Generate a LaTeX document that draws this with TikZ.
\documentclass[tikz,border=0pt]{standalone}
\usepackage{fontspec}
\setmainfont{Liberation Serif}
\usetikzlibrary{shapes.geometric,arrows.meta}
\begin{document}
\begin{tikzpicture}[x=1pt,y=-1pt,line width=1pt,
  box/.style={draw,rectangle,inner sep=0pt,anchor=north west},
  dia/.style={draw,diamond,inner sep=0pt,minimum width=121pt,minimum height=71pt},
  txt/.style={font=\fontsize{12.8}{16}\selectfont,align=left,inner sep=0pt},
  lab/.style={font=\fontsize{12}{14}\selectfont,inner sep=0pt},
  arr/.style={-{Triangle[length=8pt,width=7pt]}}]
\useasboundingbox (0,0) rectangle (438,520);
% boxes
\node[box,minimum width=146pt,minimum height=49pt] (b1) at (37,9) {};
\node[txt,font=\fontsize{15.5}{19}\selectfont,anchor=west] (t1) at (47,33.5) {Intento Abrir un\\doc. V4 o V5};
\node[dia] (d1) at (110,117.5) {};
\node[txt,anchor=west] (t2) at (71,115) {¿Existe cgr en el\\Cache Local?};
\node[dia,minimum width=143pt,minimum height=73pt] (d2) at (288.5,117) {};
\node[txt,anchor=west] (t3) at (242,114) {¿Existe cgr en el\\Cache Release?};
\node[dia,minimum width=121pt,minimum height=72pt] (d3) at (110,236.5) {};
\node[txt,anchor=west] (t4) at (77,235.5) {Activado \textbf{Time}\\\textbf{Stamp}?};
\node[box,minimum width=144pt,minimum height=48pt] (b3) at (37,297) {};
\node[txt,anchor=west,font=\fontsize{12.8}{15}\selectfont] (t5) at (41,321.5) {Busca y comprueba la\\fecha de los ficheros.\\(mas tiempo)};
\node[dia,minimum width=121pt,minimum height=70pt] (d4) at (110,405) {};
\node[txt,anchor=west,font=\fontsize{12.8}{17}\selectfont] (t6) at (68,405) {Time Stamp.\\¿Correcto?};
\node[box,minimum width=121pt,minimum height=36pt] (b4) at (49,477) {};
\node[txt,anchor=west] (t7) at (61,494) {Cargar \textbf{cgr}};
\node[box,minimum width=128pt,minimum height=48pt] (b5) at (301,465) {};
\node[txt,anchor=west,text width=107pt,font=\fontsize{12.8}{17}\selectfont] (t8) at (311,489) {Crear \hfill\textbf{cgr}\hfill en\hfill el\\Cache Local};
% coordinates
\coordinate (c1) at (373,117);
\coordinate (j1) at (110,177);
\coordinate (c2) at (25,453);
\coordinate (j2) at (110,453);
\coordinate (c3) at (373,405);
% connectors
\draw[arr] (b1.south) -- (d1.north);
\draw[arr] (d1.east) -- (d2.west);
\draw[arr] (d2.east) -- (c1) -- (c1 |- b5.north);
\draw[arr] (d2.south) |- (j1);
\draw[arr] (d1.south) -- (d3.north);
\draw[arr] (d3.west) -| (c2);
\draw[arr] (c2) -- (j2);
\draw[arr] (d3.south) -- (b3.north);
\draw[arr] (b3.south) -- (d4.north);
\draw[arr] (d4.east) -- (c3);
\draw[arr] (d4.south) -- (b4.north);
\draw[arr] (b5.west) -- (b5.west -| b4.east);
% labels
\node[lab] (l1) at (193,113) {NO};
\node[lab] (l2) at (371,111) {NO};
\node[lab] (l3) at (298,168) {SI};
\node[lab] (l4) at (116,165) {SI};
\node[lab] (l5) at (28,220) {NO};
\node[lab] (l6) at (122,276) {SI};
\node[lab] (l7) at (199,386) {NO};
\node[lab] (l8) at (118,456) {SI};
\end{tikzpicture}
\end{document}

------------

- _Written exercise_: Return the whole listing exactly.

- _Answer to the exercise_:
Generate a LaTeX document that draws this with TikZ.
\documentclass[tikz,border=0pt]{standalone}
\usepackage{fontspec}
\setmainfont{Liberation Serif}
\usetikzlibrary{shapes.geometric,arrows.meta}
\begin{document}
\begin{tikzpicture}[x=1pt,y=-1pt,line width=1pt,
  box/.style={draw,rectangle,inner sep=0pt,anchor=north west},
  dia/.style={draw,diamond,inner sep=0pt,minimum width=121pt,minimum height=71pt},
  txt/.style={font=\fontsize{12.8}{16}\selectfont,align=left,inner sep=0pt},
  lab/.style={font=\fontsize{12}{14}\selectfont,inner sep=0pt},
  arr/.style={-{Triangle[length=8pt,width=7pt]}}]
\useasboundingbox (0,0) rectangle (438,520);
% boxes
\node[box,minimum width=146pt,minimum height=49pt] (b1) at (37,9) {};
\node[txt,font=\fontsize{15.5}{19}\selectfont,anchor=west] (t1) at (47,33.5) {Intento Abrir un\\doc. V4 o V5};
\node[dia] (d1) at (110,117.5) {};
\node[txt,anchor=west] (t2) at (71,115) {¿Existe cgr en el\\Cache Local?};
\node[dia,minimum width=143pt,minimum height=73pt] (d2) at (288.5,117) {};
\node[txt,anchor=west] (t3) at (242,114) {¿Existe cgr en el\\Cache Release?};
\node[dia,minimum width=121pt,minimum height=72pt] (d3) at (110,236.5) {};
\node[txt,anchor=west] (t4) at (77,235.5) {Activado \textbf{Time}\\\textbf{Stamp}?};
\node[box,minimum width=144pt,minimum height=48pt] (b3) at (37,297) {};
\node[txt,anchor=west,font=\fontsize{12.8}{15}\selectfont] (t5) at (41,321.5) {Busca y comprueba la\\fecha de los ficheros.\\(mas tiempo)};
\node[dia,minimum width=121pt,minimum height=70pt] (d4) at (110,405) {};
\node[txt,anchor=west,font=\fontsize{12.8}{17}\selectfont] (t6) at (68,405) {Time Stamp.\\¿Correcto?};
\node[box,minimum width=121pt,minimum height=36pt] (b4) at (49,477) {};
\node[txt,anchor=west] (t7) at (61,494) {Cargar \textbf{cgr}};
\node[box,minimum width=128pt,minimum height=48pt] (b5) at (301,465) {};
\node[txt,anchor=west,text width=107pt,font=\fontsize{12.8}{17}\selectfont] (t8) at (311,489) {Crear \hfill\textbf{cgr}\hfill en\hfill el\\Cache Local};
% coordinates
\coordinate (c1) at (373,117);
\coordinate (j1) at (110,177);
\coordinate (c2) at (25,453);
\coordinate (j2) at (110,453);
\coordinate (c3) at (373,405);
% connectors
\draw[arr] (b1.south) -- (d1.north);
\draw[arr] (d1.east) -- (d2.west);
\draw[arr] (d2.east) -- (c1) -- (c1 |- b5.north);
\draw[arr] (d2.south) |- (j1);
\draw[arr] (d1.south) -- (d3.north);
\draw[arr] (d3.west) -| (c2);
\draw[arr] (c2) -- (j2);
\draw[arr] (d3.south) -- (b3.north);
\draw[arr] (b3.south) -- (d4.north);
\draw[arr] (d4.east) -- (c3);
\draw[arr] (d4.south) -- (b4.north);
\draw[arr] (b5.west) -- (b5.west -| b4.east);
% labels
\node[lab] (l1) at (193,113) {NO};
\node[lab] (l2) at (371,111) {NO};
\node[lab] (l3) at (298,168) {SI};
\node[lab] (l4) at (116,165) {SI};
\node[lab] (l5) at (28,220) {NO};
\node[lab] (l6) at (122,276) {SI};
\node[lab] (l7) at (199,386) {NO};
\node[lab] (l8) at (118,456) {SI};
\end{tikzpicture}
\end{document}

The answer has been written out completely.